There are various different types of batteries suitable for use in 10th scale buggies. The most popular choice for battery packs are LIPO (Lithium polymer). There are various sizes and shapes of battery pack and the type you need is dependant your cars chassis design. Commonly RTR models will come with NIMH (Nickel–metal hydride) battery packs these require more maintenance such as discharging and equalising to keep in good working order.
For club racing a LIPO battery with a minimum of 3200mAh capacity and 7.4V (2s), this will give around two 5 minute races before needing recharged.
The charger you choose will be dependent on the type of battery packs you are using. Some will allow charging of both LIPO and NIMH batteries, but please check before purchasing one that it matches your batteries.
For LIPO batteries it is recommended that your do not charge at more than 1C. For example a 3200mAh battery would be charged at 3.2 Amps and a 4200mAh battery would be charged at 4.2 Amp. As always please follow manufacturers guidelines on charging your batteries.
It is worth noting that most indoor clubs will require you to charge LIPO batteries in a specially designed fireproof sack. These are readily available from most model part suppliers.
Motors and Speed Controllers
The motor and speed controller you choose for your car is probably going to be one of the most important decisions.
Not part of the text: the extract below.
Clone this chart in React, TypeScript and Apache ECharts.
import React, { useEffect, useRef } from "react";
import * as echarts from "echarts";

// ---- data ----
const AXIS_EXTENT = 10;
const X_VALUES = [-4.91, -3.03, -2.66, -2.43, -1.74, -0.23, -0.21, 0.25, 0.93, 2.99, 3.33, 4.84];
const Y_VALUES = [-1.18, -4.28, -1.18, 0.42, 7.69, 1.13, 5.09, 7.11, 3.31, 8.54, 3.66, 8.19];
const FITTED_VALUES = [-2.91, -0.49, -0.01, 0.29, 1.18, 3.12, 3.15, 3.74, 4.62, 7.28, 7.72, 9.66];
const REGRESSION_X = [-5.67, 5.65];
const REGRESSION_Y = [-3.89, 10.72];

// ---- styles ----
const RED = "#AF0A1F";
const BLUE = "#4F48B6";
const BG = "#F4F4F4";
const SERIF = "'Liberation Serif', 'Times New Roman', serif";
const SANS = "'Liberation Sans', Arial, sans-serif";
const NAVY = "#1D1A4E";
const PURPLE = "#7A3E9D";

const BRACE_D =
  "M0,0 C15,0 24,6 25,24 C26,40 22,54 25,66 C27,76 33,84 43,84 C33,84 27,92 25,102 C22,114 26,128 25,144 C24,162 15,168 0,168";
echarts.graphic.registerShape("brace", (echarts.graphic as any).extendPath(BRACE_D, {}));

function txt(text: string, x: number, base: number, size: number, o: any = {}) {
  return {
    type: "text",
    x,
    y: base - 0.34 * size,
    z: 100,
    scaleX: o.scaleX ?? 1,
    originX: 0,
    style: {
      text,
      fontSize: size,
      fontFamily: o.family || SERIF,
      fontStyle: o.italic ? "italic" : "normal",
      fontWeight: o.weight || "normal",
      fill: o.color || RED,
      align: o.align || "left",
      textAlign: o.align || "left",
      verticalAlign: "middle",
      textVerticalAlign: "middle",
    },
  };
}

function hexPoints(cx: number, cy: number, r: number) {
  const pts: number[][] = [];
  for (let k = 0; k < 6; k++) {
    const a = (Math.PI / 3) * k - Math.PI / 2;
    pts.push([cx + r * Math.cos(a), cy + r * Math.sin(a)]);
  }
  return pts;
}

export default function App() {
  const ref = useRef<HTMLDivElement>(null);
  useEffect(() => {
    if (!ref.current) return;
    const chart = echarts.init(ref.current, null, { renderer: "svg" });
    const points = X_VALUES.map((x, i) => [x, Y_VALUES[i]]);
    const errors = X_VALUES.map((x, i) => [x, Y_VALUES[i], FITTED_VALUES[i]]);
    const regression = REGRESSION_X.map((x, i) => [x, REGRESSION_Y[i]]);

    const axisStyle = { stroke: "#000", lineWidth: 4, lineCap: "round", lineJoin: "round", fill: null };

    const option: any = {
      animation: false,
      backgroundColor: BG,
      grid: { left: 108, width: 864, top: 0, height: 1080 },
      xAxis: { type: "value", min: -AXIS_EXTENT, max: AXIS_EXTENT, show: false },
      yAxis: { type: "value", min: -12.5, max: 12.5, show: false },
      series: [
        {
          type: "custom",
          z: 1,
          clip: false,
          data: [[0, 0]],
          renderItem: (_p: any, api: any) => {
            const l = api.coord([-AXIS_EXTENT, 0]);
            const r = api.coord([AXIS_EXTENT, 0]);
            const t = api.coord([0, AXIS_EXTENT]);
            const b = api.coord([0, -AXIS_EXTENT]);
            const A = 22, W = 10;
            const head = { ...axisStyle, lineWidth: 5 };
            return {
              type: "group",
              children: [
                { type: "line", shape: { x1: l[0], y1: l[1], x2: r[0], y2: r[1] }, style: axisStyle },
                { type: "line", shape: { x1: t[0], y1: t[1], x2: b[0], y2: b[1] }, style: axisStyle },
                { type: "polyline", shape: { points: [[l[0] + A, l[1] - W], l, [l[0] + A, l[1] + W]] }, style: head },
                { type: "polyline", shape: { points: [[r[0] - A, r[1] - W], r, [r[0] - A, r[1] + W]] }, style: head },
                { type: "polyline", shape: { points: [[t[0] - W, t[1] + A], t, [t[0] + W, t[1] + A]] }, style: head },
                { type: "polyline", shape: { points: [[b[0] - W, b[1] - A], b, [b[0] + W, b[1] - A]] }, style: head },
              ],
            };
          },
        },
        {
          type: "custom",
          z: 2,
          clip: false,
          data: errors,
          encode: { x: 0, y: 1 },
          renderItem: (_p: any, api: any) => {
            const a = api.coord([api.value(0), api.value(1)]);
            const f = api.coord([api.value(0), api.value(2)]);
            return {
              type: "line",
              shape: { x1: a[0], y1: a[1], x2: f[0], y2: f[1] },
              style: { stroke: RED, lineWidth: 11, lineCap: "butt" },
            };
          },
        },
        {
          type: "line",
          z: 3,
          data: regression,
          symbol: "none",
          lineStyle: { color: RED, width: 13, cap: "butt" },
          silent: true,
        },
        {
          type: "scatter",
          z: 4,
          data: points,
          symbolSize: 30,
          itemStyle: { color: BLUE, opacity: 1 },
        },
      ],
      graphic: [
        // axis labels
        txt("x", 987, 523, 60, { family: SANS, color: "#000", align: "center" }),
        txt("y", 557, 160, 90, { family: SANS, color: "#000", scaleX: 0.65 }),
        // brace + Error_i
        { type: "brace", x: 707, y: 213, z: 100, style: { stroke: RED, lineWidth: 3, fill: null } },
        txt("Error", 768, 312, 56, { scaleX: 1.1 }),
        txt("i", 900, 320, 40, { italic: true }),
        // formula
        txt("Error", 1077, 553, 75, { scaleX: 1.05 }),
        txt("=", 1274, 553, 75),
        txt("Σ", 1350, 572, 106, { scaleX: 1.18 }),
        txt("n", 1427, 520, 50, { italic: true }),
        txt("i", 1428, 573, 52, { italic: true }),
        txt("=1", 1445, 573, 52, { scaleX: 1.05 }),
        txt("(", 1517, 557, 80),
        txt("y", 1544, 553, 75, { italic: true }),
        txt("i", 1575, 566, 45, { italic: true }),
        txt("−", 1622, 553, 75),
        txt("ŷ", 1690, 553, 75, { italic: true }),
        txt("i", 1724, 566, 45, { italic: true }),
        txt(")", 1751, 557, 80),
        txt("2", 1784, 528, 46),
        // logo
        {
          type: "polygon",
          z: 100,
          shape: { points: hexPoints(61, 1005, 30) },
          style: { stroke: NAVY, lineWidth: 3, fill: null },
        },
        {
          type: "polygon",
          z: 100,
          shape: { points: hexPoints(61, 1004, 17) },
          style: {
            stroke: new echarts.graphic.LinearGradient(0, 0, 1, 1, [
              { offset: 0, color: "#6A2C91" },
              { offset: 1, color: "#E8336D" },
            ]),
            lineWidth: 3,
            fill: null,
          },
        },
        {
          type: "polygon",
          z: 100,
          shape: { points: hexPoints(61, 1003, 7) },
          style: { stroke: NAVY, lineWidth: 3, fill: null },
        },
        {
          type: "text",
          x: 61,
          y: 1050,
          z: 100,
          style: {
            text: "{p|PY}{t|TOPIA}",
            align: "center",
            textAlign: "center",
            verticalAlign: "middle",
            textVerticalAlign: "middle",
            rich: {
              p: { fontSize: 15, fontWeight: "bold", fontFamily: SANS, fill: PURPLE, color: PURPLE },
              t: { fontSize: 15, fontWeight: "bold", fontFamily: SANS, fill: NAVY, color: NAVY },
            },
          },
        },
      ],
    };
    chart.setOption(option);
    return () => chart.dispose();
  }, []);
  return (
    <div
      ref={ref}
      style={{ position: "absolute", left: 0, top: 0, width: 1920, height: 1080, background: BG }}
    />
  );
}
Skill level will play a big factor in what you should choose as a big fast motor is going to hinder a new drivers learning curve. There is two types on motor on the market today, Brushed and Brushless. It is common for RTR cars to come with the older brushed style motors fitted and while these are great to begin with they do have significantly higher maintenance requirements over the newer brushless motors.
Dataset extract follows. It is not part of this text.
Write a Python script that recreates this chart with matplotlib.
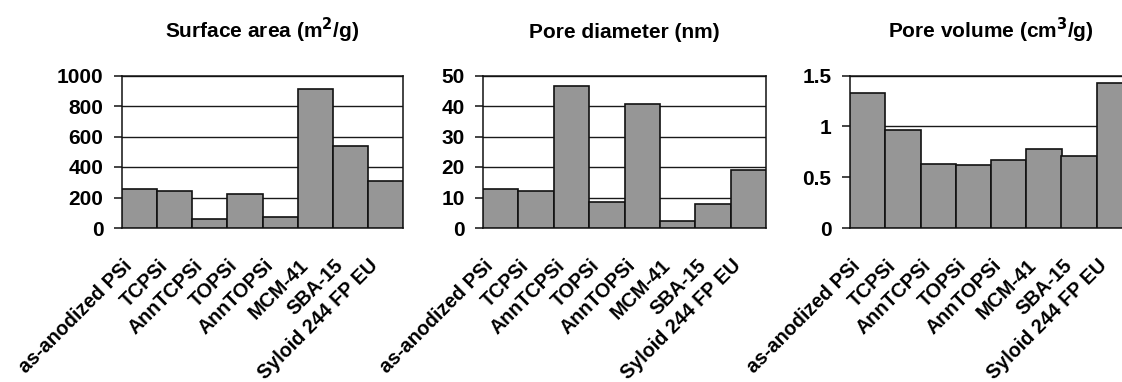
import matplotlib
matplotlib.use('Agg')
import matplotlib.pyplot as plt
import matplotlib.transforms as mtransforms
import numpy as np

plt.rcParams['font.family'] = ['Liberation Sans', 'DejaVu Sans']
plt.rcParams['font.weight'] = 'bold'

samples = ['as-anodized PSi', 'TCPSi', 'AnnTCPSi', 'TOPSi', 'AnnTOPSi',
           'MCM-41', 'SBA-15', 'Syloid 244 FP EU']

surface_area = [253, 244, 59, 220, 70, 910, 536, 308]
pore_diameter = [12.7, 12.0, 46.5, 8.5, 40.7, 2.4, 7.9, 18.9]
pore_volume = [1.33, 0.966, 0.63, 0.617, 0.669, 0.781, 0.709, 1.424]

titles = ['Surface area (m$\\mathbf{^2}$/g)', 'Pore diameter (nm)',
          'Pore volume (cm$\\mathbf{^3}$/g)']
ylims = [1000, 50, 1.5]
yticks = [[0, 200, 400, 600, 800, 1000],
          [0, 10, 20, 30, 40, 50],
          [0, 0.5, 1, 1.5]]
ytick_labels = [['0', '200', '400', '600', '800', '1000'],
                ['0', '10', '20', '30', '40', '50'],
                ['0', '0.5', '1', '1.5']]
datasets = [surface_area, pore_diameter, pore_volume]

# axes boxes in pixels (left, width) from the reference
W, H = 1122, 382
boxes = [(122, 281), (483, 283), (850, 282)]
bottom_px, top_px = 228, 75.5

fig = plt.figure(figsize=(W / 100, H / 100), dpi=100)

for (left, width), vals, title, ymax, yt, ytl in zip(boxes, datasets, titles, ylims, yticks, ytick_labels):
    ax = fig.add_axes([left / W, (H - bottom_px) / H, width / W, (bottom_px - top_px) / H])
    x = np.arange(len(samples))
    ax.bar(x, vals, width=1.0, color='#969696', edgecolor='#111111', linewidth=1.2, zorder=3)
    ax.set_xlim(-0.5, len(samples) - 0.5)
    ax.set_ylim(0, ymax)
    ax.set_yticks(yt)
    ax.set_yticklabels(ytl, fontsize=15, fontweight='bold')
    ax.yaxis.grid(True, color='#1a1a1a', linewidth=1.0, zorder=0)
    ax.set_axisbelow(True)
    for s in ax.spines.values():
        s.set_color('#111111')
        s.set_linewidth(1.1)
    ax.tick_params(axis='y', length=5.8, width=1.1, color='#111111', pad=7.5)
    ax.tick_params(axis='x', length=0, pad=25)
    ax.set_xticks(x)
    labels = ax.set_xticklabels(samples, rotation=45, ha='right', va='center',
                                rotation_mode='anchor', fontsize=14.2, fontweight='bold')
    offset = mtransforms.ScaledTranslation(-0.1, 0, fig.dpi_scale_trans)
    for lab in labels:
        lab.set_transform(lab.get_transform() + offset)
    ax.set_title(title, fontsize=15, fontweight='bold', pad=27)

fig.savefig('out.png', dpi=100)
From experience if your car comes with a brushed motor fitted, great come down and run it it will work just as well as the rest, but if your car does not come with a motor then look at getting a brushless version. As the price difference is minimal and greatly outweighed by the life span.
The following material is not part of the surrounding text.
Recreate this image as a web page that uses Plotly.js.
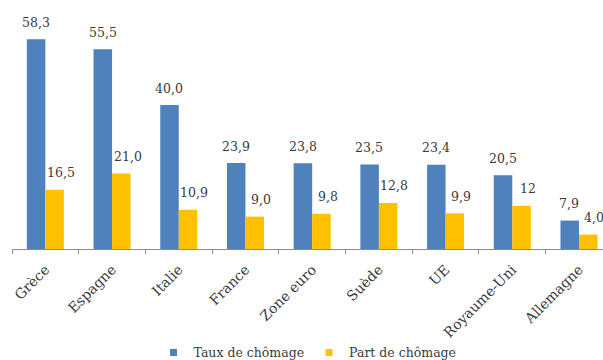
<!DOCTYPE html>
<html>
<head>
<meta charset="utf-8">
<script src="https://cdn.plot.ly/plotly-3.0.1.min.js"></script>
<style>html,body{margin:0;padding:0;background:#fff;}#chart{width:603px;height:360px;}</style>
</head>
<body>
<div id="chart"></div>
<script>
const categories = ["Grèce","Espagne","Italie","France","Zone euro","Suède","UE","Royaume-Uni","Allemagne"];
const tauxValues = [58.3,55.5,40.0,23.9,23.8,23.5,23.4,20.5,7.9];
const partValues = [16.5,21.0,10.9,9.0,9.8,12.8,9.9,12,4.0];
const tauxLabels = ["58,3","55,5","40,0","23,9","23,8","23,5","23,4","20,5","7,9"];
const partLabels = ["16,5","21,0","10,9","9,0","9,8","12,8","9,9","12","4,0"];
const seriesNames = ["Taux de chômage","Part de chômage"];

const BLUE = "#4F81BD", YELLOW = "#FFC000";
const FONT = "DejaVu Serif, Liberation Serif, serif";
const TEXT = "#3a3a3a";

const traces = [
  {type:"bar", x:categories, y:tauxValues, name:seriesNames[0], marker:{color:BLUE}, showlegend:false, hoverinfo:"none"},
  {type:"bar", x:categories, y:partValues, name:seriesNames[1], marker:{color:YELLOW}, showlegend:false, hoverinfo:"none"},
  {type:"scatter", mode:"markers", x:[null], y:[null], name:seriesNames[0], marker:{symbol:"square", size:7, color:BLUE}, showlegend:true},
  {type:"scatter", mode:"markers", x:[null], y:[null], name:seriesNames[1], marker:{symbol:"square", size:7, color:YELLOW}, showlegend:true}
];

const annotations = [];
categories.forEach((c,i)=>{
  annotations.push({x:c, y:tauxValues[i], xref:"x", yref:"y", text:tauxLabels[i], showarrow:false,
    xshift:-9.5, yshift:17, yanchor:"middle", xanchor:"center", font:{family:FONT, size:12.5, color:TEXT}});
  annotations.push({x:c, y:partValues[i], xref:"x", yref:"y", text:partLabels[i], showarrow:false,
    xshift:15.5, yshift:17, yanchor:"middle", xanchor:"center", font:{family:FONT, size:12.5, color:TEXT}});
});

const layout = {
  width:603, height:360,
  margin:{l:12, r:0, t:0, b:111},
  paper_bgcolor:"#fff", plot_bgcolor:"#fff",
  barmode:"group", bargap:0.445, bargroupgap:0,
  font:{family:FONT, size:12, color:TEXT},
  xaxis:{type:"category", range:[-0.5, 8.36], showline:true, linecolor:"#8c8c8c", linewidth:1,
    ticks:"outside", tickson:"boundaries", ticklen:4, tickcolor:"#8c8c8c", ticklabelstandoff:6,
    tickangle:-45, tickfont:{family:FONT, size:14, color:TEXT}, showgrid:false, fixedrange:true},
  yaxis:{range:[0, 69.2], visible:false, showgrid:false, zeroline:false, fixedrange:true},
  showlegend:true,
  legend:{orientation:"h", xref:"container", yref:"container", x:0.51, xanchor:"center", y:0.02, yanchor:"middle",
    font:{family:FONT, size:12.5, color:TEXT}, itemwidth:30,
    traceorder:"normal", bgcolor:"rgba(0,0,0,0)"},
  annotations:annotations
};

Plotly.newPlot("chart", traces, layout, {displayModeBar:false, staticPlot:true});
</script>
</body>
</html>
Most companies will produce motor and speed controller combo packages that will easily get you up and running quickly. Also provide all the components needed already wired and ready to go, which is great if you are not an experienced solderer.
Motor Specs Explained
Brushless motors are rated by a numbering system to denote how fast they turn. For a beginner starting at the 13.5 stock level is great. These are slower than full blown race motors, but don’t be fooled they are far from your typical ‘argos’ rc car.
The next step up would be the 10.5 super stock motors, these suit our track brilliantly and other smaller technical tracks.
For a bit more grunt you can move to the modified motors that range from 9.5 down.
When you get into this range it is more about personal preference and driving style that helps you choose your motor. These motors are not for beginners unless you are on a large open track. In general our top drivers will use from an 8.5 to a 6.5 motor in their buggies to race competitively, but this is not a requirement you can use higher numbered motors and still do well.
Two things to remember the smaller the number the faster the motor and just cause your car is the fastest in a straight line doesn’t mean it is going round corners.
Choose a motor to match your skill level and it will always be faster around the track than the fastest motor you can find
Wheels and Tyres
We favour the tyres from Schumacher Racing and have found after alot of testing the perform best on 10th scale buggies both outside and inside. The two most popular tyre variants are Mini Pins and Mini Spikes, both in the yellow compound rubber type with medium foam inserts.
Unlike touring cars (road cars) bare in mind that the front tyres of buggies are narrower than the rear tyres. Also 2WD buggies will have specific front tyres, the rears will be the same as a 4WD cars rear tyres. Most car manufacturers also have unique wheel fitments so remember to buy the correct widths and fitments for your car.